START Extracted information

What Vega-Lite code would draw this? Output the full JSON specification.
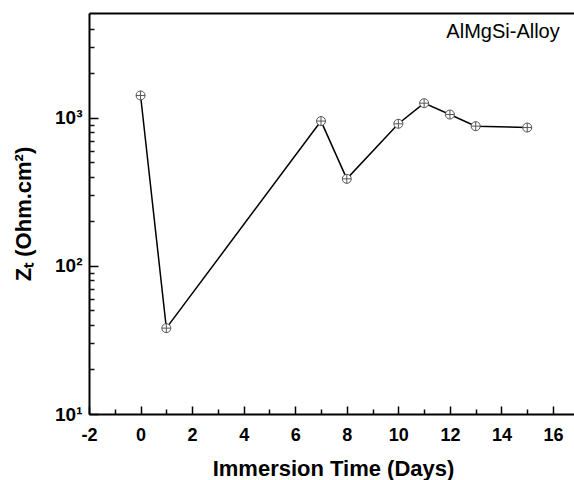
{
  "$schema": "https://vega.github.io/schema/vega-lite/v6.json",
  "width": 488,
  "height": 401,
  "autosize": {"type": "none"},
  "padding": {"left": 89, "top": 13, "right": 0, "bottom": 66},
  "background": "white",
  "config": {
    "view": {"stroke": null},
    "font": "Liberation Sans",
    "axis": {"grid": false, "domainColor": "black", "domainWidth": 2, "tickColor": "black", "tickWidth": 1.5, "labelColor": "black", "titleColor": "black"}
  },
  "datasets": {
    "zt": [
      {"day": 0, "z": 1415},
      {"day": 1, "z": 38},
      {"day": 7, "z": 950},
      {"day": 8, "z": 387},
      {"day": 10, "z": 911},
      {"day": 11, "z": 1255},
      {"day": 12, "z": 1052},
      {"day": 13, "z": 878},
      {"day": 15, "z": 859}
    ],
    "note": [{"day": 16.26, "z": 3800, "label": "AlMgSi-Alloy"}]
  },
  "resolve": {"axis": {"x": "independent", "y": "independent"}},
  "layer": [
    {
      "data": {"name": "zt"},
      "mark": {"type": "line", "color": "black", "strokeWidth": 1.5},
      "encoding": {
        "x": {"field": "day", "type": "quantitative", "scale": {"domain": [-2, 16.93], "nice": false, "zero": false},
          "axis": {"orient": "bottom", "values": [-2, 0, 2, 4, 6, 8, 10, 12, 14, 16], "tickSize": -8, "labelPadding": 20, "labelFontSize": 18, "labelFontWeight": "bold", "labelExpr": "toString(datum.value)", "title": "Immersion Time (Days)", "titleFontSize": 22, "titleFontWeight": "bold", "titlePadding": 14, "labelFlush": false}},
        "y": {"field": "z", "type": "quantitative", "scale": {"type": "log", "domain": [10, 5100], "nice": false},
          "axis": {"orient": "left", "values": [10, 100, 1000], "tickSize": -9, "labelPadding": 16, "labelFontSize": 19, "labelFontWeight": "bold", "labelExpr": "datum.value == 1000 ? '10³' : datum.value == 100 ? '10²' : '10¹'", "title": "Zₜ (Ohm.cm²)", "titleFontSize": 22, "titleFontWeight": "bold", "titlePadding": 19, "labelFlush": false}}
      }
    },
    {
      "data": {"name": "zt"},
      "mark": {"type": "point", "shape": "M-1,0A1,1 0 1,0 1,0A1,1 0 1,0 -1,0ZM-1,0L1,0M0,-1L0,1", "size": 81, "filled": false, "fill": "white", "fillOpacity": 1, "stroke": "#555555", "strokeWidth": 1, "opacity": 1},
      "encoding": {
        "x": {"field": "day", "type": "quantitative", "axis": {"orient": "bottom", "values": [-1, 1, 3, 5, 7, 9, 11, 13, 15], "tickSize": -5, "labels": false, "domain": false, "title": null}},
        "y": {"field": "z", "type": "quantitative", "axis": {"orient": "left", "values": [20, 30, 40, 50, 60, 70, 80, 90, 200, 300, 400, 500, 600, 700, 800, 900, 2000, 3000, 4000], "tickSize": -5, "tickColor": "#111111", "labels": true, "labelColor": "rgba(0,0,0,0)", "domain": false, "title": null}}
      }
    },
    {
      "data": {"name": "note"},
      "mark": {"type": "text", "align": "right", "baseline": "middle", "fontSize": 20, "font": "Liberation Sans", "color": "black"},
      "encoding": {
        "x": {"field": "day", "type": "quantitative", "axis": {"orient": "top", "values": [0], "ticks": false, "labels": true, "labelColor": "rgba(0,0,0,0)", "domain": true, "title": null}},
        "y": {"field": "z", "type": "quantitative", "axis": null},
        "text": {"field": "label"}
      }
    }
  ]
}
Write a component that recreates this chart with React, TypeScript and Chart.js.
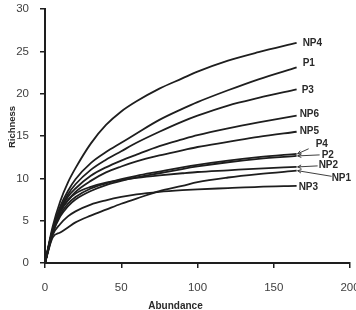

END Extracted information

Leave the pictures out and reproduce each record exactly as written.

* Output of the task:
What Vega-Lite code would draw this? Output the full JSON specification.
{
  "$schema": "https://vega.github.io/schema/vega-lite/v6.json",
  "width": 488,
  "height": 401,
  "autosize": {"type": "none"},
  "padding": {"left": 89, "top": 13, "right": 0, "bottom": 66},
  "background": "white",
  "config": {
    "view": {"stroke": null},
    "font": "Liberation Sans",
    "axis": {"grid": false, "domainColor": "black", "domainWidth": 2, "tickColor": "black", "tickWidth": 1.5, "labelColor": "black", "titleColor": "black"}
  },
  "datasets": {
    "zt": [
      {"day": 0, "z": 1415},
      {"day": 1, "z": 38},
      {"day": 7, "z": 950},
      {"day": 8, "z": 387},
      {"day": 10, "z": 911},
      {"day": 11, "z": 1255},
      {"day": 12, "z": 1052},
      {"day": 13, "z": 878},
      {"day": 15, "z": 859}
    ],
    "note": [{"day": 16.26, "z": 3800, "label": "AlMgSi-Alloy"}]
  },
  "resolve": {"axis": {"x": "independent", "y": "independent"}},
  "layer": [
    {
      "data": {"name": "zt"},
      "mark": {"type": "line", "color": "black", "strokeWidth": 1.5},
      "encoding": {
        "x": {"field": "day", "type": "quantitative", "scale": {"domain": [-2, 16.93], "nice": false, "zero": false},
          "axis": {"orient": "bottom", "values": [-2, 0, 2, 4, 6, 8, 10, 12, 14, 16], "tickSize": -8, "labelPadding": 20, "labelFontSize": 18, "labelFontWeight": "bold", "labelExpr": "toString(datum.value)", "title": "Immersion Time (Days)", "titleFontSize": 22, "titleFontWeight": "bold", "titlePadding": 14, "labelFlush": false}},
        "y": {"field": "z", "type": "quantitative", "scale": {"type": "log", "domain": [10, 5100], "nice": false},
          "axis": {"orient": "left", "values": [10, 100, 1000], "tickSize": -9, "labelPadding": 16, "labelFontSize": 19, "labelFontWeight": "bold", "labelExpr": "datum.value == 1000 ? '10³' : datum.value == 100 ? '10²' : '10¹'", "title": "Zₜ (Ohm.cm²)", "titleFontSize": 22, "titleFontWeight": "bold", "titlePadding": 19, "labelFlush": false}}
      }
    },
    {
      "data": {"name": "zt"},
      "mark": {"type": "point", "shape": "M-1,0A1,1 0 1,0 1,0A1,1 0 1,0 -1,0ZM-1,0L1,0M0,-1L0,1", "size": 81, "filled": false, "fill": "white", "fillOpacity": 1, "stroke": "#555555", "strokeWidth": 1, "opacity": 1},
      "encoding": {
        "x": {"field": "day", "type": "quantitative", "axis": {"orient": "bottom", "values": [-1, 1, 3, 5, 7, 9, 11, 13, 15], "tickSize": -5, "labels": false, "domain": false, "title": null}},
        "y": {"field": "z", "type": "quantitative", "axis": {"orient": "left", "values": [20, 30, 40, 50, 60, 70, 80, 90, 200, 300, 400, 500, 600, 700, 800, 900, 2000, 3000, 4000], "tickSize": -5, "tickColor": "#111111", "labels": true, "labelColor": "rgba(0,0,0,0)", "domain": false, "title": null}}
      }
    },
    {
      "data": {"name": "note"},
      "mark": {"type": "text", "align": "right", "baseline": "middle", "fontSize": 20, "font": "Liberation Sans", "color": "black"},
      "encoding": {
        "x": {"field": "day", "type": "quantitative", "axis": {"orient": "top", "values": [0], "ticks": false, "labels": true, "labelColor": "rgba(0,0,0,0)", "domain": true, "title": null}},
        "y": {"field": "z", "type": "quantitative", "axis": null},
        "text": {"field": "label"}
      }
    }
  ]
}
Write a component that recreates this chart with React, TypeScript and Chart.js.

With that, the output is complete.